— Source excerpt —

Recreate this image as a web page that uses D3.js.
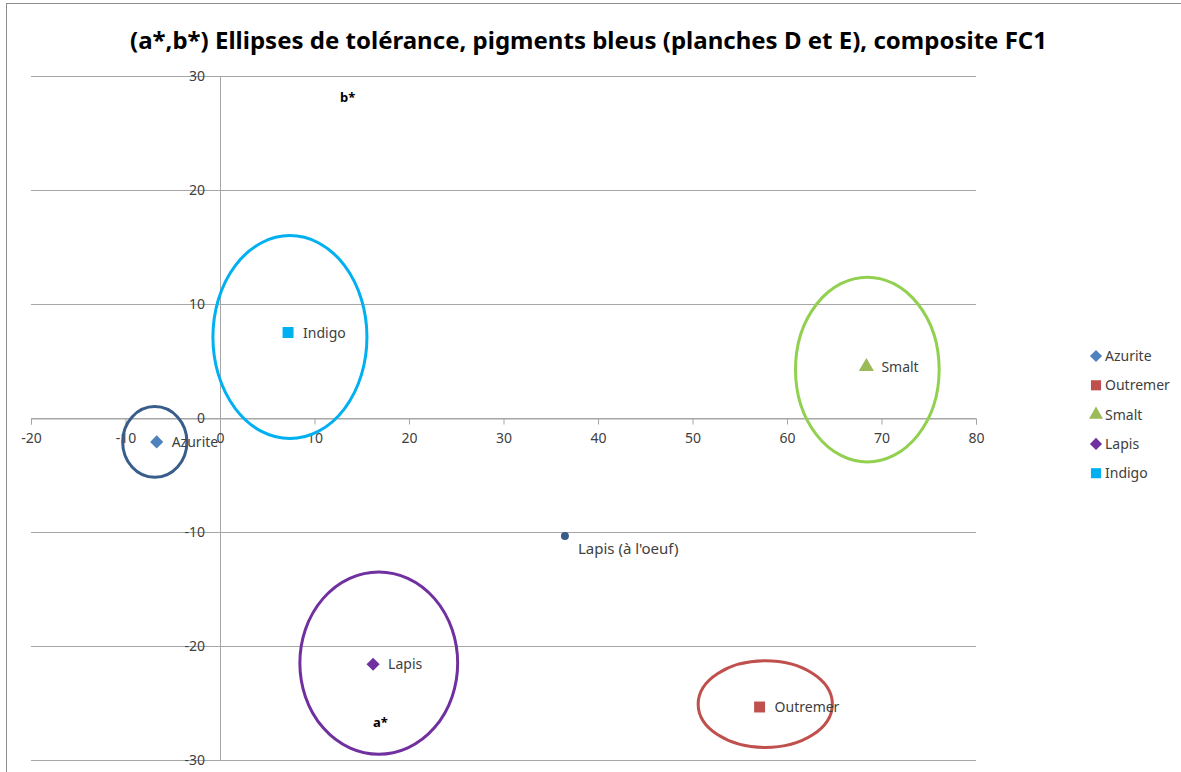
<!DOCTYPE html>
<html><head><meta charset="utf-8">
<script src="https://cdn.jsdelivr.net/npm/d3@7"></script>
<style>body{margin:0;background:#fff}svg{display:block}</style>
</head><body>
<script>
// Data
const pigments = ["Azurite", "Outremer", "Smalt", "Lapis", "Indigo"];
const aValues = [-6.7, 57.1, 68.4, 16.2, 7.2];
const bValues = [-2.1, -25.35, 4.5, -21.6, 7.5];
const markerColors = ["#4F81BD", "#C0504D", "#9BBB59", "#7030A0", "#00B0F0"];
const markerShapes = ["diamond", "square", "triangle", "diamond", "square"];
const ellipseCx = [-6.9, 57.7, 68.5, 16.8, 7.4];
const ellipseCy = [-2.1, -25.1, 4.25, -21.5, 7.1];
const ellipseRx = [3.4, 7.1, 7.6, 8.35, 8.15];
const ellipseRy = [3.1, 3.8, 8.1, 8.0, 8.9];
const ellipseColors = ["#385D8A", "#C0504D", "#92D050", "#7030A0", "#00B0F0"];
const extraLabel = "Lapis (à l'oeuf)";
const extraPoint = [36.5, -10.35];
const xTicks = [-20, -10, 0, 10, 20, 30, 40, 50, 60, 70, 80];
const yTicks = [-30, -20, -10, 0, 10, 20, 30];
const title = "(a*,b*) Ellipses de tolérance, pigments bleus (planches D et E), composite FC1";

const W = 1181, H = 772;
const svg = d3.select("body").append("svg").attr("width", W).attr("height", H);
const font = "'Noto Sans', 'Open Sans', sans-serif";
const fmt = d => String(d);

// chart frame
svg.append("rect").attr("x", 6.5).attr("y", 3.5).attr("width", W + 10).attr("height", H + 10)
  .attr("fill", "none").attr("stroke", "#8c8c8c").attr("stroke-width", 1);

const x = d3.scaleLinear().domain([-20, 80]).range([31, 976]);
const y = d3.scaleLinear().domain([-30, 30]).range([760, 76]);

// gridlines
svg.append("g").selectAll("line").data(yTicks).join("line")
  .attr("x1", x(-20)).attr("x2", x(80))
  .attr("y1", d => Math.round(y(d)) + 0.5).attr("y2", d => Math.round(y(d)) + 0.5)
  .attr("stroke", "#a6a6a6").attr("stroke-width", 1);

// y axis line (at a=0)
svg.append("line").attr("x1", Math.round(x(0)) + 0.5).attr("x2", Math.round(x(0)) + 0.5)
  .attr("y1", y(30)).attr("y2", y(-30)).attr("stroke", "#a6a6a6");

// x axis at b=0
const xAxis = d3.axisBottom(x).tickValues(xTicks).tickSize(6).tickPadding(9).tickFormat(fmt);
const gx = svg.append("g").attr("transform", `translate(0,${Math.round(y(0)) + 0.5})`).call(xAxis);
gx.select(".domain").attr("stroke", "#a6a6a6");
gx.selectAll(".tick line").attr("stroke", "#a6a6a6");
gx.selectAll("text").attr("font-family", font).attr("font-size", 14).attr("fill", "#404040");

// y axis labels
const yAxis = d3.axisLeft(y).tickValues(yTicks).tickSize(0).tickPadding(0).tickFormat(fmt);
const gy = svg.append("g").attr("transform", `translate(${205},0)`).call(yAxis);
gy.select(".domain").remove();
gy.selectAll("text").attr("font-family", font).attr("font-size", 14).attr("fill", "#404040");

// ellipses
svg.append("g").selectAll("ellipse").data(pigments).join("ellipse")
  .attr("cx", (d, i) => x(ellipseCx[i]))
  .attr("cy", (d, i) => y(ellipseCy[i]))
  .attr("rx", (d, i) => x(ellipseCx[i] + ellipseRx[i]) - x(ellipseCx[i]))
  .attr("ry", (d, i) => y(ellipseCy[i]) - y(ellipseCy[i] + ellipseRy[i]))
  .attr("fill", "none").attr("stroke", (d, i) => ellipseColors[i]).attr("stroke-width", 3);

// markers
function symPath(shape, scale) {
  if (shape === "diamond") return d3.symbol(d3.symbolDiamond2, 110 * scale)();
  if (shape === "square") return d3.symbol(d3.symbolSquare, 120 * scale)();
  return d3.symbol(d3.symbolTriangle, 100 * scale)();
}
const pts = svg.append("g");
pigments.forEach((p, i) => {
  pts.append("path").attr("d", symPath(markerShapes[i], 1))
    .attr("transform", `translate(${x(aValues[i])},${y(bValues[i])})`)
    .attr("fill", markerColors[i]);
  pts.append("text").attr("x", x(aValues[i]) + 15).attr("y", y(bValues[i]) + 5)
    .attr("font-family", font).attr("font-size", 14).attr("fill", "#404040").text(p);
});

// extra point
svg.append("circle").attr("cx", x(extraPoint[0])).attr("cy", y(extraPoint[1])).attr("r", 4)
  .attr("fill", "#385D8A");
svg.append("text").attr("x", x(extraPoint[0]) + 13).attr("y", y(extraPoint[1]) + 18)
  .attr("font-family", font).attr("font-size", 15).attr("fill", "#404040").text(extraLabel);

// axis titles
svg.append("text").attr("x", 340).attr("y", 102).attr("font-family", font).attr("font-weight", "bold")
  .attr("font-size", 13).attr("fill", "#000").text("b*");
svg.append("text").attr("x", 373).attr("y", 727).attr("font-family", font).attr("font-weight", "bold")
  .attr("font-size", 13).attr("fill", "#000").text("a*");

// title
svg.append("text").attr("x", 130).attr("y", 49).attr("font-family", font).attr("font-weight", "bold")
  .attr("font-size", 23).attr("fill", "#000").attr("textLength", 917).attr("lengthAdjust", "spacingAndGlyphs")
  .text(title);

// legend
const leg = svg.append("g");
pigments.forEach((p, i) => {
  const ly = 356 + i * 29.3;
  leg.append("path").attr("d", symPath(markerShapes[i], 0.85))
    .attr("transform", `translate(1096,${ly})`).attr("fill", markerColors[i]);
  leg.append("text").attr("x", 1105).attr("y", ly + 5)
    .attr("font-family", font).attr("font-size", 14).attr("fill", "#404040").text(p);
});
</script>
</body></html>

— Task brief —
From the top of the listing above, repeat each line exactly until you reach the line containing "de tolérance, pigments", and repeat that one too. Leave the pictures out.

— Complete response —
Recreate this image as a web page that uses D3.js.
<!DOCTYPE html>
<html><head><meta charset="utf-8">
<script src="https://cdn.jsdelivr.net/npm/d3@7"></script>
<style>body{margin:0;background:#fff}svg{display:block}</style>
</head><body>
<script>
// Data
const pigments = ["Azurite", "Outremer", "Smalt", "Lapis", "Indigo"];
const aValues = [-6.7, 57.1, 68.4, 16.2, 7.2];
const bValues = [-2.1, -25.35, 4.5, -21.6, 7.5];
const markerColors = ["#4F81BD", "#C0504D", "#9BBB59", "#7030A0", "#00B0F0"];
const markerShapes = ["diamond", "square", "triangle", "diamond", "square"];
const ellipseCx = [-6.9, 57.7, 68.5, 16.8, 7.4];
const ellipseCy = [-2.1, -25.1, 4.25, -21.5, 7.1];
const ellipseRx = [3.4, 7.1, 7.6, 8.35, 8.15];
const ellipseRy = [3.1, 3.8, 8.1, 8.0, 8.9];
const ellipseColors = ["#385D8A", "#C0504D", "#92D050", "#7030A0", "#00B0F0"];
const extraLabel = "Lapis (à l'oeuf)";
const extraPoint = [36.5, -10.35];
const xTicks = [-20, -10, 0, 10, 20, 30, 40, 50, 60, 70, 80];
const yTicks = [-30, -20, -10, 0, 10, 20, 30];
const title = "(a*,b*) Ellipses de tolérance, pigments bleus (planches D et E), composite FC1";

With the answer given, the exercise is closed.